Truly, ageing is very natural and healthily sustaining this process is possible.  Our bodies were entrusted to us and safekeeping them is our religious duty.  Today with the advent of health industry, it is possible for doctors to diagnose most disorders in their early stages and get rid of them.  To a certain degree, staying healthy, even at an old age, is in our own hands if we obey the recommendations of our doctors and have regular examinations.

Our prophet said in a hadith that, “Allah has not created any disease without also creating a medicine or a remedy for it.” (Buhari, tıb,1).
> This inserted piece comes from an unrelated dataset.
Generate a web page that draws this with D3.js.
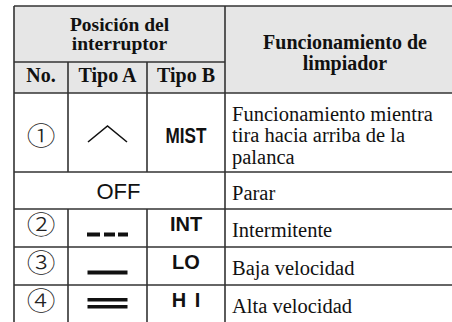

At the end of the story the significance of spirituality in one”s old age is mentioned. Looking weak physically but feeling strong spiritually is also stated.  In fact, spirituality is necessary at every stage of life; however, the need for spirituality may go unnoticed due to the strength of youth.  In old age faith becomes a strong foundation. There are many people suffering from sicknesses or disabilities, but at the same time with big smiles on their faces, and hope in their hearts.  These are enviable people and they always give off positive energy.
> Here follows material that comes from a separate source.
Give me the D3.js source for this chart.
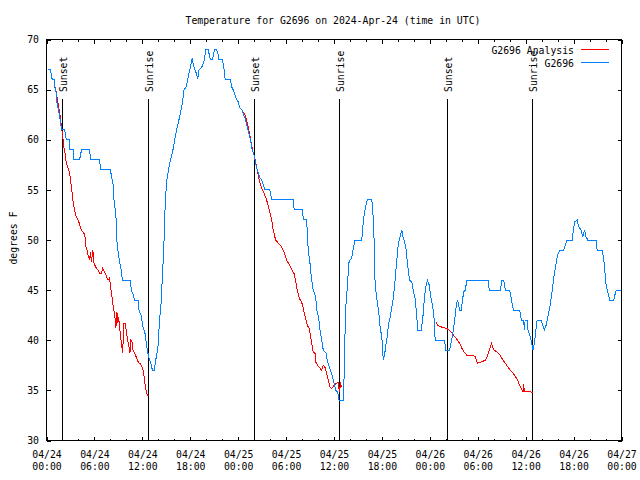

We can think this way: This body was entrusted to me.  I am very grateful that it has carried me thus far, but I am not as strong as I used to be and one day my life will come to an end.  However, I do not consist only of a physical body.  My real essence and existence is in my soul, and that is eternal.  It comes from The True and will again go to Him**.  What I have to do is take good care of my spiritual health.  When my spirit detaches from my physical body, it will reach to The Creator, so I have to make it ready for this reunion.  I should not fly into a passion at every word as the old man in the story.  When feeling weak with weariness and at hard times I should seek refuge in Allah and ask for strength and patience.  He is the All-seer, and He protects me as long as my attitude and actions are worthy of Him.

Allah says in the Holy Qur”an that, “Whoever does good whether male or female and he is a believer, We will most certainly make him live a happy life, and We will most certainly give them their reward for the best of what they did.” (Nahl 16/97)

Let”s finish up with a prayer from our prophet.  “O Allah, I seek refuge with You from incapacity, laziness, cowardice, becoming old and decrepit, and from the evil of the affliction of wealth.” (Müslim, zikr, 50)

**Translator”s Note: Here, the author refers to a verse in the Qur”an, “So when I have made him complete and breathed into him of My spirit, fall down making obeisance to him.”  (Hicr 15/29)


HadîS (A; pronounced in A, Hadîth [derived from HaDDaTHa, to
narrate (about)]; spelling in T, hadis; plural in A, aHâdîS): a saying
or doing of the Prophet Muhammad as related by his companions
down though a “chain” of narrators until written down.